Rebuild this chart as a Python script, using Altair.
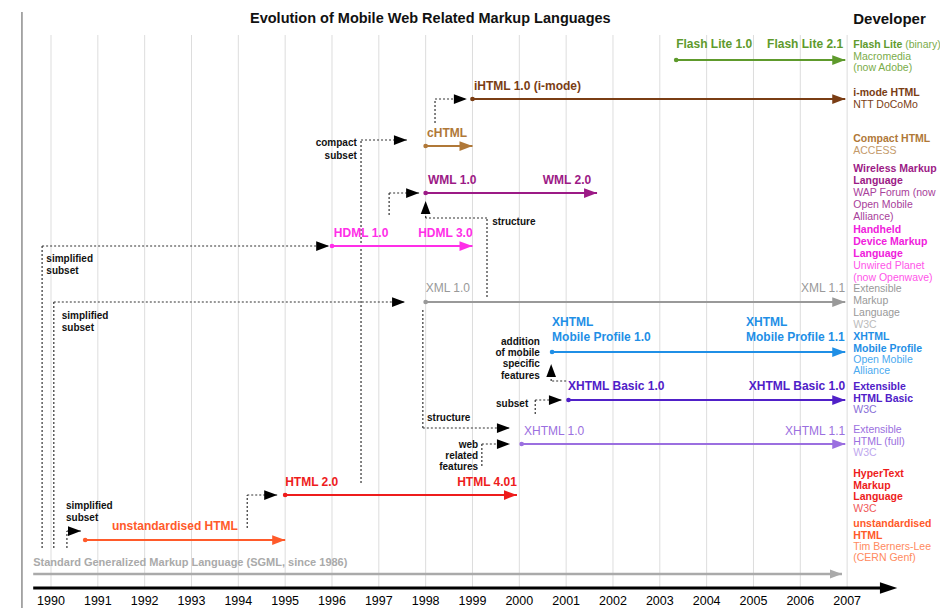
import altair as alt
import pandas as pd

FONT = "Liberation Sans"

# ---------------- data ----------------
YEARS = list(range(1990, 2008))

# main timelines: name, colour, lane, first year, last year (arrow tip), has start dot
SERIES_NAME = ["Flash Lite", "iHTML", "cHTML", "WML", "HDML", "XML", "XHTML MP",
               "XHTML Basic", "XHTML", "HTML", "unstandardised HTML", "SGML"]
SERIES_COLOR = ["#5e9a2c", "#7a3d14", "#b07838", "#9c1a86", "#ff2ee8", "#999999", "#1f8fe6",
                "#5020c8", "#9b6fe0", "#ee1c1c", "#ff5a2a", "#aaaaaa"]
SERIES_LANE = [60, 99, 146, 193, 246, 302, 352, 400, 444, 495, 540, 574]
SERIES_START = [2003.35, 1999.0, 1998.0, 1998.0, 1996.0, 1998.0, 2000.7, 2001.05, 2000.05,
                1995.0, 1990.73, 1989.62]
SERIES_END = [2006.96, 2006.96, 1999.0, 2001.66, 1999.0, 2006.96, 2006.96, 2006.96, 2006.96,
              1999.95, 1995.0, 2006.89]
SERIES_DOT = [True] * 11 + [False]

# version labels: text, year, lane, colour, bold, align
VERSION_LABELS = [
    ("Flash Lite 1.0", 2003.35, 44, "#5e9a2c", True, "left"),
    ("Flash Lite 2.1", 2005.29, 44, "#5e9a2c", True, "left"),
    ("iHTML 1.0 (i-mode)", 1999.03, 86, "#7a3d14", True, "left"),
    ("cHTML", 1998.03, 133, "#b07838", True, "left"),
    ("WML 1.0", 1998.05, 180, "#9c1a86", True, "left"),
    ("WML 2.0", 2000.5, 180, "#9c1a86", True, "left"),
    ("HDML 1.0", 1996.04, 233, "#ff2ee8", True, "left"),
    ("HDML 3.0", 1997.84, 233, "#ff2ee8", True, "left"),
    ("XML 1.0", 1998.0, 288, "#999999", False, "left"),
    ("XML 1.1", 2006.96, 288, "#999999", False, "right"),
    ("XHTML", 2000.7, 322, "#1f8fe6", True, "left"),
    ("Mobile Profile 1.0", 2000.7, 337, "#1f8fe6", True, "left"),
    ("XHTML", 2004.84, 322, "#1f8fe6", True, "left"),
    ("Mobile Profile 1.1", 2004.84, 337, "#1f8fe6", True, "left"),
    ("XHTML Basic 1.0", 2001.04, 386, "#5020c8", True, "left"),
    ("XHTML Basic 1.0", 2006.96, 386, "#5020c8", True, "right"),
    ("XHTML 1.0", 2000.1, 431, "#9b6fe0", False, "left"),
    ("XHTML 1.1", 2006.96, 431, "#9b6fe0", False, "right"),
    ("HTML 2.0", 1995.0, 482, "#ee1c1c", True, "left"),
    ("HTML 4.01", 1999.95, 482, "#ee1c1c", True, "right"),
    ("unstandardised HTML", 1991.3, 526, "#ff5a2a", True, "left"),
]
SGML_LABEL = ("Standard Generalized Markup Language (SGML, since 1986)", 1989.62, 563)

# dotted derivation connectors: (year, lane) -> (year2, lane2)
CONNECTORS = [
    (1989.81, 548, 1989.81, 246), (1989.81, 246, 1995.94, 246),
    (1990.06, 548, 1990.06, 302), (1990.06, 302, 1997.56, 302),
    (1990.34, 548, 1990.34, 531), (1990.34, 531, 1990.64, 531),
    (1994.19, 528, 1994.19, 495), (1994.19, 495, 1994.83, 495),
    (1996.62, 483, 1996.62, 140), (1996.62, 140, 1997.6, 140),
    (1998.2, 123, 1998.2, 99), (1998.2, 99, 1998.88, 99),
    (1997.22, 215, 1997.22, 193), (1997.22, 193, 1997.86, 193),
    (1999.31, 297, 1999.31, 218), (1999.31, 218, 1998.0, 218), (1998.0, 218, 1998.0, 205),
    (1997.94, 310, 1997.94, 428), (1997.94, 428, 1999.8, 428),
    (1999.2, 466, 1999.2, 444), (1999.2, 444, 1999.8, 444),
    (2000.34, 414, 2000.34, 400), (2000.34, 400, 2000.91, 400),
    (2001.0, 381, 2000.68, 381), (2000.68, 381, 2000.68, 368),
]
# connector arrow tips: year, lane, direction
CONNECTOR_TIPS = [
    (1995.94, 246, "right"), (1997.56, 302, "right"), (1990.64, 531, "right"),
    (1994.83, 495, "right"), (1997.6, 140, "right"), (1998.88, 99, "right"),
    (1997.86, 193, "right"), (1998.0, 201, "up"), (1999.8, 428, "right"),
    (1999.8, 444, "right"), (2000.91, 400, "right"), (2000.68, 364, "up"),
]
# connector annotations: text, year, lane, align
CONNECTOR_NOTES = [
    ("compact", 1996.53, 143, "right"), ("subset", 1996.53, 156, "right"),
    ("simplified", 1989.9, 259, "left"), ("subset", 1989.9, 271, "left"),
    ("simplified", 1990.23, 316, "left"), ("subset", 1990.23, 328, "left"),
    ("simplified", 1990.32, 506, "left"), ("subset", 1990.32, 518, "left"),
    ("structure", 1999.42, 222, "left"),
    ("structure", 1998.03, 418, "left"),
    ("web", 1999.12, 445, "right"), ("related", 1999.12, 456, "right"),
    ("features", 1999.12, 467, "right"),
    ("subset", 2000.19, 404, "right"),
    ("addition", 2000.44, 342, "right"), ("of mobile", 2000.44, 353, "right"),
    ("specific", 2000.44, 364, "right"), ("features", 2000.44, 376, "right"),
]

# developer column: text, lane, colour, bold
LEGEND_X = 2007.13
DEV_LINES = [
    ("Flash Lite", 45, "#5e9a2c", True),
    ("Macromedia", 57, "#7aac4a", False), ("(now Adobe)", 68, "#7aac4a", False),
    ("i-mode HTML", 93, "#7a3d14", True), ("NTT DoCoMo", 105, "#7a3d14", False),
    ("Compact HTML", 139, "#b07838", True), ("ACCESS", 151, "#c49a6a", False),
    ("Wireless Markup", 169, "#9c1a86", True), ("Language", 181, "#9c1a86", True),
    ("WAP Forum (now", 193, "#a8409a", False), ("Open Mobile", 205, "#a8409a", False),
    ("Alliance)", 217, "#a8409a", False),
    ("Handheld", 230, "#f020dc", True), ("Device Markup", 242, "#f020dc", True),
    ("Language", 254, "#f020dc", True),
    ("Unwired Planet", 266, "#ff55ea", False), ("(now Openwave)", 278, "#ff55ea", False),
    ("Extensible", 289, "#999999", False), ("Markup", 301, "#999999", False),
    ("Language", 313, "#999999", False), ("W3C", 325, "#bbbbbb", False),
    ("XHTML", 337, "#1f8fe6", True), ("Mobile Profile", 349, "#1f8fe6", True),
    ("Open Mobile", 360, "#4aaaf0", False), ("Alliance", 371, "#4aaaf0", False),
    ("Extensible", 387, "#5020c8", True), ("HTML Basic", 399, "#5020c8", True),
    ("W3C", 410, "#8a70d8", False),
    ("Extensible", 430, "#9b6fe0", False), ("HTML (full)", 442, "#9b6fe0", False),
    ("W3C", 453, "#c0a8ee", False),
    ("HyperText", 474, "#ee1c1c", True), ("Markup", 486, "#ee1c1c", True),
    ("Language", 497, "#ee1c1c", True), ("W3C", 509, "#f05a5a", False),
    ("unstandardised", 524, "#ff5a2a", True), ("HTML", 536, "#ff5a2a", True),
    ("Tim Berners-Lee", 547, "#ff8a60", False), ("(CERN Genf)", 558, "#ff8a60", False),
]
DEV_EXTRA = [("(binary)", 2008.24, 45, "#7aac4a", False)]

TITLE = ("Evolution of Mobile Web Related Markup Languages", 1998.1, 19)
DEV_TITLE = ("Developer", LEGEND_X, 19)

# ---------------- scales / helpers ----------------
XS = alt.Scale(domain=[1989.0818, 2008.983])
YS = alt.Scale(domain=[8, 608], reverse=True)
ARROW_R = "M-2,-0.75L0,0L-2,0.75Z"
ARROW_UP = "M-0.75,2L0,0L0.75,2Z"
AXIS_ARROW = "M-2,-0.65L0,0L-2,0.65Z"


def X(f):
    return alt.X(f, type="quantitative", scale=XS, axis=None)


def Y(f):
    return alt.Y(f, type="quantitative", scale=YS, axis=None)


def texts(df, align, bold):
    enc = dict(x=X("x"), y=Y("y"), text="text:N",
               color=alt.Color("color:N", scale=None),
               size=alt.Size("size:Q", scale=None))
    return alt.Chart(df).mark_text(align=align, baseline="middle", font=FONT,
                                   fontWeight="bold" if bold else "normal").encode(**enc)


layers = []

# grid lines
grid = pd.DataFrame({"x": YEARS, "y": [35] * len(YEARS), "y2": [588] * len(YEARS)})
layers.append(alt.Chart(grid).mark_rule(color="#dddddd", strokeWidth=1).encode(
    x=X("x"), y=Y("y"), y2="y2"))

# left frame line
frame = pd.DataFrame({"x": [1989.38], "y": [12], "y2": [608]})
layers.append(alt.Chart(frame).mark_rule(color="#555555", strokeWidth=1).encode(
    x=X("x"), y=Y("y"), y2="y2"))

# dotted connectors
con = pd.DataFrame(CONNECTORS, columns=["x", "y", "x2", "y2"])
layers.append(alt.Chart(con).mark_rule(color="#333333", strokeWidth=1.2,
                                       strokeDash=[2, 2]).encode(
    x=X("x"), y=Y("y"), x2="x2", y2="y2"))

# series lines
ser = pd.DataFrame({"name": SERIES_NAME, "color": SERIES_COLOR, "y": SERIES_LANE,
                    "x": SERIES_START, "x2": SERIES_END, "dot": SERIES_DOT})
ser["lw"] = [2.0] * 11 + [2.5]
layers.append(alt.Chart(ser).mark_rule().encode(
    x=X("x"), x2="x2", y=Y("y"), color=alt.Color("color:N", scale=None),
    strokeWidth=alt.StrokeWidth("lw:Q", scale=None)))

# start dots
layers.append(alt.Chart(ser[ser["dot"]]).mark_circle(opacity=1, size=22).encode(
    x=X("x"), y=Y("y"), color=alt.Color("color:N", scale=None)))

# arrow heads on series
heads = pd.DataFrame({"x": SERIES_END, "y": SERIES_LANE, "color": SERIES_COLOR,
                      "shape": [ARROW_R] * len(SERIES_END), "size": [169] * 11 + [144]})
# connector tips
tips = pd.DataFrame({"x": [t[0] for t in CONNECTOR_TIPS], "y": [t[1] for t in CONNECTOR_TIPS],
                     "color": ["#000000"] * len(CONNECTOR_TIPS),
                     "shape": [ARROW_R if t[2] == "right" else ARROW_UP for t in CONNECTOR_TIPS],
                     "size": [169] * len(CONNECTOR_TIPS)})
# time axis
axis_line = pd.DataFrame({"x": [1989.62], "x2": [2007.8], "y": [588]})
layers.append(alt.Chart(axis_line).mark_rule(color="#000000", strokeWidth=3).encode(
    x=X("x"), x2="x2", y=Y("y")))
axis_tip = pd.DataFrame({"x": [2008.07], "y": [588], "color": ["#000000"],
                         "shape": [AXIS_ARROW], "size": [300]})
allheads = pd.concat([heads, tips, axis_tip], ignore_index=True)
layers.append(alt.Chart(allheads).mark_point(filled=True, opacity=1, strokeWidth=0).encode(
    x=X("x"), y=Y("y"), color=alt.Color("color:N", scale=None),
    shape=alt.Shape("shape:N", scale=None), size=alt.Size("size:Q", scale=None)))

# version labels
vl = pd.DataFrame(VERSION_LABELS, columns=["text", "x", "y", "color", "bold", "align"])
vl["size"] = 12
for al in ["left", "right"]:
    for b in [True, False]:
        sub = vl[(vl["align"] == al) & (vl["bold"] == b)]
        if not sub.empty:
            layers.append(texts(sub, al, b))

# SGML label
sg = pd.DataFrame({"text": [SGML_LABEL[0]], "x": [SGML_LABEL[1]], "y": [SGML_LABEL[2]],
                   "color": ["#aaaaaa"], "size": [11]})
layers.append(texts(sg, "left", True))

# connector notes
cn = pd.DataFrame(CONNECTOR_NOTES, columns=["text", "x", "y", "align"])
cn["color"] = "#111111"
cn["size"] = 10
for al in ["left", "right"]:
    layers.append(texts(cn[cn["align"] == al], al, True))

# developer column
dv = pd.DataFrame(DEV_LINES, columns=["text", "y", "color", "bold"])
dv["x"] = LEGEND_X
ex = pd.DataFrame(DEV_EXTRA, columns=["text", "x", "y", "color", "bold"])
dv = pd.concat([dv, ex], ignore_index=True)
dv["size"] = 10.5
for b in [True, False]:
    layers.append(texts(dv[dv["bold"] == b], "left", b))

# year labels
yl = pd.DataFrame({"text": [str(y) for y in YEARS], "x": YEARS, "y": [601] * len(YEARS),
                   "color": ["#000000"] * len(YEARS), "size": [12.5] * len(YEARS)})
layers.append(texts(yl, "center", False))

# titles
tt = pd.DataFrame({"text": [TITLE[0]], "x": [TITLE[1]], "y": [TITLE[2]],
                   "color": ["#111111"], "size": [14.5]})
layers.append(texts(tt, "center", True))
dt = pd.DataFrame({"text": [DEV_TITLE[0]], "x": [DEV_TITLE[1]], "y": [DEV_TITLE[2]],
                   "color": ["#111111"], "size": [15]})
layers.append(texts(dt, "left", True))

chart = alt.layer(*layers).properties(
    width=932, height=600, padding=0, autosize="none", background="white"
).configure_view(stroke=None)

chart.save("out.html", embed_options={"renderer": "svg", "actions": False})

§

> [WHAT THE TASK REQUIRES] Pictures are excluded; extract exactly the lines from the start of the data through the line that holds "YEARS = list(range(1990, 2008))", both ends included.

> [OUTPUT OF THE EXERCISE]
Rebuild this chart as a Python script, using Altair.
import altair as alt
import pandas as pd

FONT = "Liberation Sans"

# ---------------- data ----------------
YEARS = list(range(1990, 2008))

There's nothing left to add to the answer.